Abstract

The United States' 1996 welfare reforms are often interpreted as a historical break in transitioning from supporting motherhood to commodifiying women's labor. However, this cannot account for welfare reform's emphasis upon heterosexual marriage and fatherhood promotion. The paper traces continuities and shifts in over a century of familial regulation through American welfare policy, specifying the place of marriage promotion within welfare policy. Up until 1996, families were key sites of intervention through which the American welfare state was erected, especially through single women as mothers—not wives. However, as of the 1960s, concern with African American men's "failed" familial commitments turned policymakers toward concern over marriage promotion for women and men. While marriage "disincentives" for aid recipients were lifted in the 1960s, the 1996 reforms structured a new form of nuclear family governance actively promoting marriage rooted in, but distinct from, the previous.
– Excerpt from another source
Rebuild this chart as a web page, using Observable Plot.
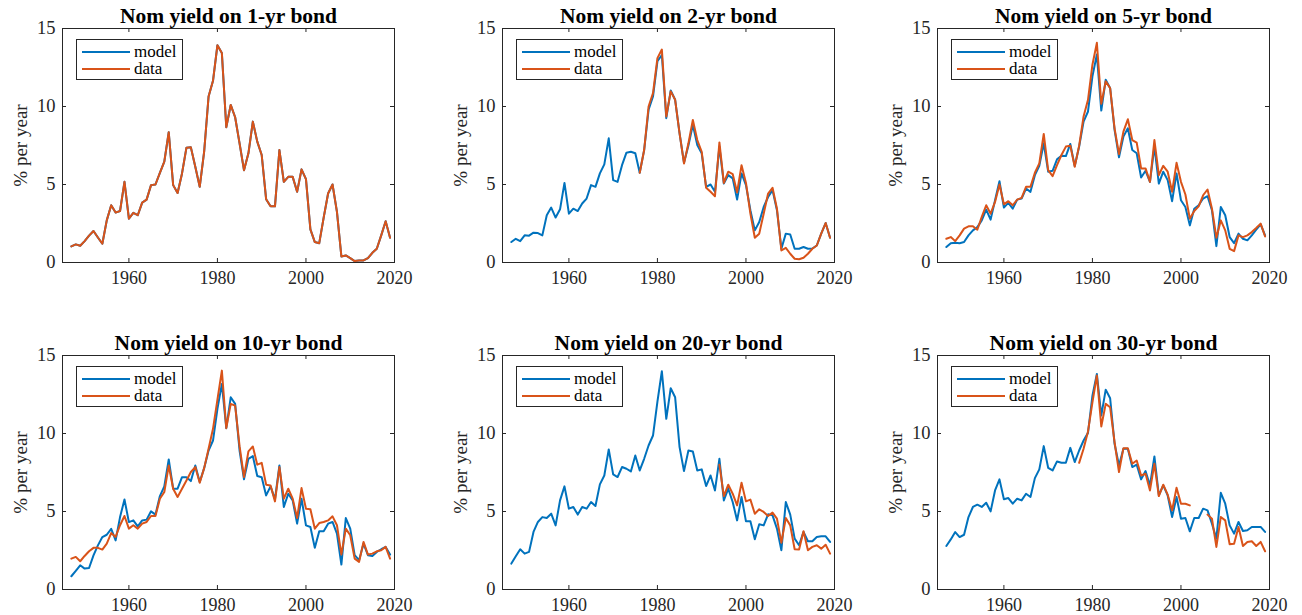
<!DOCTYPE html>
<html>
<head>
<meta charset="utf-8">
<script src="https://cdn.jsdelivr.net/npm/d3@7"></script>
<script src="https://cdn.jsdelivr.net/npm/@observablehq/plot@0.6"></script>
<style>
  body { margin: 0; background: white; overflow: hidden; }
  #chart { position: relative; width: 1302px; height: 615px; overflow: hidden; }
  .panel { position: absolute; }
  .legend {
    position: absolute; left: 76px; top: 39px; width: 105px; height: 39px;
    border: 1px solid #262626; background: white;
    font-family: "Liberation Serif", "Times New Roman", serif;
    font-size: 17px; line-height: 17px; color: #000;
  }
  .legend .row { position: absolute; left: 5px; height: 17px; display: flex; align-items: center; }
  .legend .swatch { width: 48px; height: 2px; margin-right: 4px; }
</style>
</head>
<body>
<div id="chart"></div>
<script>
const xTicks = [1960, 1980, 2000, 2020]
const yTicks = [0, 5, 10, 15]

const modelColor = "#0072BD"
const dataColor = "#D95319"
const serif = '"Liberation Serif", "Times New Roman", serif'

// 1-yr (model and data overlap completely)
const data1 = [1.03, 1.16, 1.07,
  1.37, 1.72, 2.02, 1.6, 1.2, 2.7, 3.67, 3.2, 3.3, 5.17,
  2.81, 3.18, 3.03, 3.84, 4.03, 4.96, 5.0, 5.75, 6.46, 8.35,
  4.96, 4.46, 5.71, 7.36, 7.38, 6.14, 4.85, 7.1, 10.64, 11.65,
  13.93, 13.43, 8.67, 10.1, 9.31, 7.64, 5.92, 7.0, 9.03, 7.75,
  6.89, 4.06, 3.6, 3.6, 7.21, 5.17, 5.49, 5.49, 4.53, 5.97,
  5.34, 2.12, 1.31, 1.24, 2.88, 4.42, 5.0, 3.24, 0.39, 0.45,
  0.28, 0.09, 0.13, 0.13, 0.28, 0.62, 0.88, 1.74, 2.64, 1.59]
const model1 = data1

// 2-yr
const model2 = [1.31, 1.52, 1.37,
  1.74, 1.72, 1.91, 1.89, 1.74, 3.03, 3.52, 2.88, 3.41, 5.1,
  3.13, 3.45, 3.3, 3.78, 4.1, 4.96, 4.85, 5.71, 6.29, 7.96,
  5.28, 5.17, 6.24, 7.04, 7.1, 7.0, 5.75, 7.2, 9.79, 10.64,
  12.9, 13.3, 9.25, 11.03, 10.43, 8.28, 6.4, 7.5, 8.82, 7.53,
  7.0, 4.85, 5.0, 4.53, 7.43, 5.06, 5.6, 5.39, 4.03, 5.71,
  4.96, 3.35, 2.06, 2.6, 3.56, 4.2, 4.64, 3.35, 0.88, 1.85,
  1.8, 0.88, 0.88, 0.99, 0.88, 0.9, 1.09, 1.85, 2.53, 1.59]
const data2From = 1976
const data2 = [5.75, 7.21, 10.0, 10.86,
  13.1, 13.65, 9.36, 10.97, 10.43, 8.28, 6.35, 7.64, 9.14, 7.85,
  7.1, 4.79, 4.53, 4.25, 7.7, 5.1, 5.82, 5.67, 4.49, 6.24,
  5.1, 3.13, 1.59, 1.85, 3.13, 4.42, 4.79, 3.45, 0.77, 0.94,
  0.56, 0.24, 0.21, 0.3, 0.56, 0.88, 1.09, 1.85, 2.53, 1.59]

// 5-yr
const model5 = [0.99, 1.24, 1.27,
  1.24, 1.31, 1.74, 2.06, 2.27, 2.7, 3.39, 2.75, 3.99, 5.21,
  3.52, 3.82, 3.45, 4.03, 4.1, 4.74, 4.53, 5.6, 6.2, 7.64,
  5.82, 5.88, 6.61, 6.85, 6.82, 7.6, 6.18, 7.43, 9.03, 9.68,
  11.93, 13.33, 9.74, 11.72, 11.18, 8.5, 6.74, 8.07, 8.6, 7.21,
  7.0, 5.45, 5.88, 5.17, 7.43, 5.06, 5.82, 5.28, 3.93, 5.71,
  3.99, 3.56, 2.38, 3.45, 3.67, 4.1, 4.25, 3.35, 1.05, 3.56,
  3.03, 1.63, 1.24, 1.85, 1.52, 1.42, 1.74, 2.1, 2.45, 1.74]
const data5From = 1947
const data5 = [1.52, 1.63, 1.37,
  1.74, 2.17, 2.32, 2.32, 2.1, 2.92, 3.67, 3.13, 3.88, 5.0,
  3.73, 3.93, 3.67, 4.03, 4.14, 4.85, 4.85, 5.75, 6.35, 8.24,
  5.92, 5.54, 6.24, 6.89, 7.43, 7.49, 6.14, 7.49, 9.36, 10.43,
  12.68, 14.08, 10.17, 11.61, 11.18, 8.6, 6.95, 8.39, 9.18, 7.85,
  7.68, 6.03, 6.03, 5.17, 7.85, 5.6, 6.2, 5.82, 4.53, 6.39,
  5.17, 4.36, 2.81, 3.3, 3.6, 4.31, 4.68, 3.45, 1.59, 2.7,
  2.06, 0.88, 0.73, 1.74, 1.63, 1.74, 1.95, 2.21, 2.49, 1.67]

// 10-yr
const model10 = [0.85, 1.19, 1.55,
  1.34, 1.38, 2.19, 2.83, 3.36, 3.51, 3.89, 3.15, 4.64, 5.77,
  4.32, 4.43, 4.05, 4.43, 4.48, 5.01, 4.8, 5.99, 6.61, 8.34,
  6.46, 6.46, 7.2, 7.2, 6.95, 7.95, 6.89, 7.78, 8.91, 9.55,
  11.58, 13.18, 10.34, 12.32, 11.9, 8.91, 7.06, 8.38, 8.55, 7.27,
  7.2, 6.03, 6.61, 5.78, 7.95, 5.29, 6.14, 5.71, 4.22, 5.82,
  4.11, 4.01, 2.67, 3.73, 3.73, 4.22, 4.33, 3.58, 1.6, 4.58,
  3.9, 2.2, 1.88, 2.94, 2.2, 2.15, 2.41, 2.58, 2.73, 2.24]
const data10From = 1947
const data10 = [1.98, 2.09, 1.81,
  2.15, 2.45, 2.67, 2.67, 2.56, 2.94, 3.62, 3.37, 4.12, 4.71,
  3.9, 4.12, 3.9, 4.22, 4.33, 4.71, 4.71, 5.82, 6.25, 7.95,
  6.46, 5.93, 6.46, 6.99, 7.53, 7.85, 6.84, 7.78, 9.02, 10.3,
  12.17, 14.03, 10.34, 11.9, 11.79, 9.19, 7.21, 8.85, 9.17, 8.0,
  8.12, 6.72, 6.67, 5.65, 7.85, 5.82, 6.46, 5.82, 4.58, 6.5,
  5.18, 5.14, 3.9, 4.26, 4.33, 4.43, 4.69, 4.12, 2.24, 3.9,
  3.48, 1.98, 1.77, 3.05, 2.24, 2.3, 2.45, 2.52, 2.73, 1.98]

// 20-yr
const model20 = [1.66, 2.13, 2.58,
  2.3, 2.41, 3.69, 4.33, 4.64, 4.58, 4.86, 4.11, 5.71, 6.61,
  5.18, 5.29, 4.8, 5.29, 5.18, 5.61, 5.35, 6.74, 7.31, 8.98,
  7.38, 7.21, 7.85, 7.74, 7.57, 8.59, 7.63, 8.38, 9.23, 9.87,
  12.05, 13.99, 10.94, 12.9, 12.32, 9.13, 7.59, 8.91, 8.85, 7.63,
  7.7, 6.63, 7.31, 6.35, 8.38, 5.71, 6.46, 5.61, 4.43, 5.93,
  4.37, 4.37, 3.22, 4.18, 4.11, 4.82, 4.75, 3.9, 2.52, 5.61,
  4.8, 3.26, 2.84, 3.69, 3.09, 3.09, 3.37, 3.41, 3.41, 3.05]
const data20From = 1994
const data20 = [8.0, 5.99, 6.72, 6.14, 5.39, 6.84,
  5.65, 5.76, 4.86, 5.14, 4.97, 4.71, 4.93, 4.54, 3.0, 4.58,
  4.11, 2.58, 2.56, 3.73, 2.52, 2.73, 2.84, 2.62, 2.87, 2.3]

// 30-yr (no data 2003-2005)
const model30 = [2.79, 3.21, 3.68,
  3.36, 3.51, 4.64, 5.29, 5.44, 5.29, 5.56, 5.01, 6.35, 7.06,
  5.78, 5.86, 5.5, 5.82, 5.71, 6.14, 5.93, 7.14, 7.7, 9.19,
  7.8, 7.63, 8.21, 8.12, 8.12, 9.08, 8.17, 8.91, 9.55, 10.04,
  12.43, 13.82, 11.15, 12.81, 12.26, 9.34, 7.95, 9.02, 9.02, 7.85,
  8.0, 7.06, 7.59, 6.67, 8.53, 6.03, 6.67, 6.03, 4.65, 5.93,
  4.54, 4.58, 3.73, 4.58, 4.58, 5.18, 5.07, 4.22, 3.26, 6.2,
  5.5, 4.11, 3.58, 4.33, 3.75, 3.8, 4.01, 4.01, 4.01, 3.69]
const data30From = 1977
const data30 = [8.12, 9.02, 10.13,
  12.0, 13.72, 10.45, 11.9, 11.68, 9.45, 7.53, 9.06, 9.06, 8.06,
  8.27, 7.31, 7.42, 6.35, 8.06, 5.99, 6.72, 6.08, 5.07, 6.52,
  5.5, 5.5, 5.39, null, null, null, 4.8, 4.54, 2.73, 4.65,
  4.43, 2.9, 2.94, 4.01, 2.79, 3.05, 3.09, 2.79, 3.05, 2.45]

const panels = [
  {title: "Nom yield on 1-yr bond", model: model1, data: data1, from: 1947},
  {title: "Nom yield on 2-yr bond", model: model2, data: data2, from: data2From},
  {title: "Nom yield on 5-yr bond", model: model5, data: data5, from: data5From},
  {title: "Nom yield on 10-yr bond", model: model10, data: data10, from: data10From},
  {title: "Nom yield on 20-yr bond", model: model20, data: data20, from: data20From},
  {title: "Nom yield on 30-yr bond", model: model30, data: data30, from: data30From},
]

const W = 420, H = 288
const mL = 62, mR = 26, mT = 28, mB = 26
const fw = W - mL - mR, fh = H - mT - mB
const ink = "#262626"

function rows(values, from) {
  return values.map((v, i) => ({year: from + i, value: v}))
}

function makePanel(p) {
  return Plot.plot({
    width: W, height: H,
    marginLeft: mL, marginRight: mR, marginTop: mT, marginBottom: mB,
    x: {domain: [1945, 2020]},
    y: {domain: [0, 15]},
    style: {fontFamily: serif, fontSize: "18px", color: ink, background: "white", overflow: "visible"},
    marks: [
      Plot.line(rows(p.model, 1947), {x: "year", y: "value", stroke: modelColor, strokeWidth: 2}),
      Plot.line(rows(p.data, p.from), {x: "year", y: "value", stroke: dataColor, strokeWidth: 2}),
      Plot.frame({stroke: ink}),
      // inward ticks on all four sides
      Plot.tickX(xTicks, {insetTop: fh - 4, stroke: ink}),
      Plot.tickX(xTicks, {insetBottom: fh - 4, stroke: ink}),
      Plot.tickY(yTicks, {insetRight: fw - 4, stroke: ink}),
      Plot.tickY(yTicks, {insetLeft: fw - 4, stroke: ink}),
      Plot.axisX({ticks: xTicks, tickSize: 0, tickPadding: 9, tickFormat: d => String(d), label: null, fontSize: 18}),
      Plot.axisY({ticks: yTicks, tickSize: 0, tickPadding: 7, label: null, fontSize: 18.5}),
      Plot.text([p.title], {frameAnchor: "top", dy: -6, lineAnchor: "bottom", fontWeight: "bold", fontSize: 21.5, fill: "black"}),
      Plot.text(["% per year"], {frameAnchor: "left", dx: -36, rotate: -90, textAnchor: "middle", lineAnchor: "bottom", fontSize: 19, fill: ink}),
    ],
  })
}

const lefts = [0, 440, 875]
const tops = [0, 327]

panels.forEach((p, i) => {
  const div = d3.select('#chart').append('div')
    .attr('class', 'panel')
    .style('left', lefts[i % 3] + 'px')
    .style('top', tops[Math.floor(i / 3)] + 'px')
  div.append(() => makePanel(p))
  const leg = div.append('div').attr('class', 'legend')
  ;[["model", modelColor], ["data", dataColor]].forEach(([name, color], j) => {
    const row = leg.append('div').attr('class', 'row').style('top', (3 + j * 17) + 'px')
    row.append('span').attr('class', 'swatch').style('background', color)
    row.append('span').text(name)
  })
})
</script>
</body>
</html>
Given the historical absence of welfare policies available to poor men, Temporary Assistance for Needy Families' (TANF) marriage promotion policies have positioned poor women as nodes connecting the state to poor men, simultaneously structuring poor women as breadwinners, mothers, and wives. Recent welfare reform has also started to target poor men directly, especially in fatherhood and marriage promotion initiatives. The article highlights how, in addition to workfare policies, marriage promotion is a neoliberal policy shifting risk to the shoulders of the poor, aiming to produce "strong families" for the purposes of social security.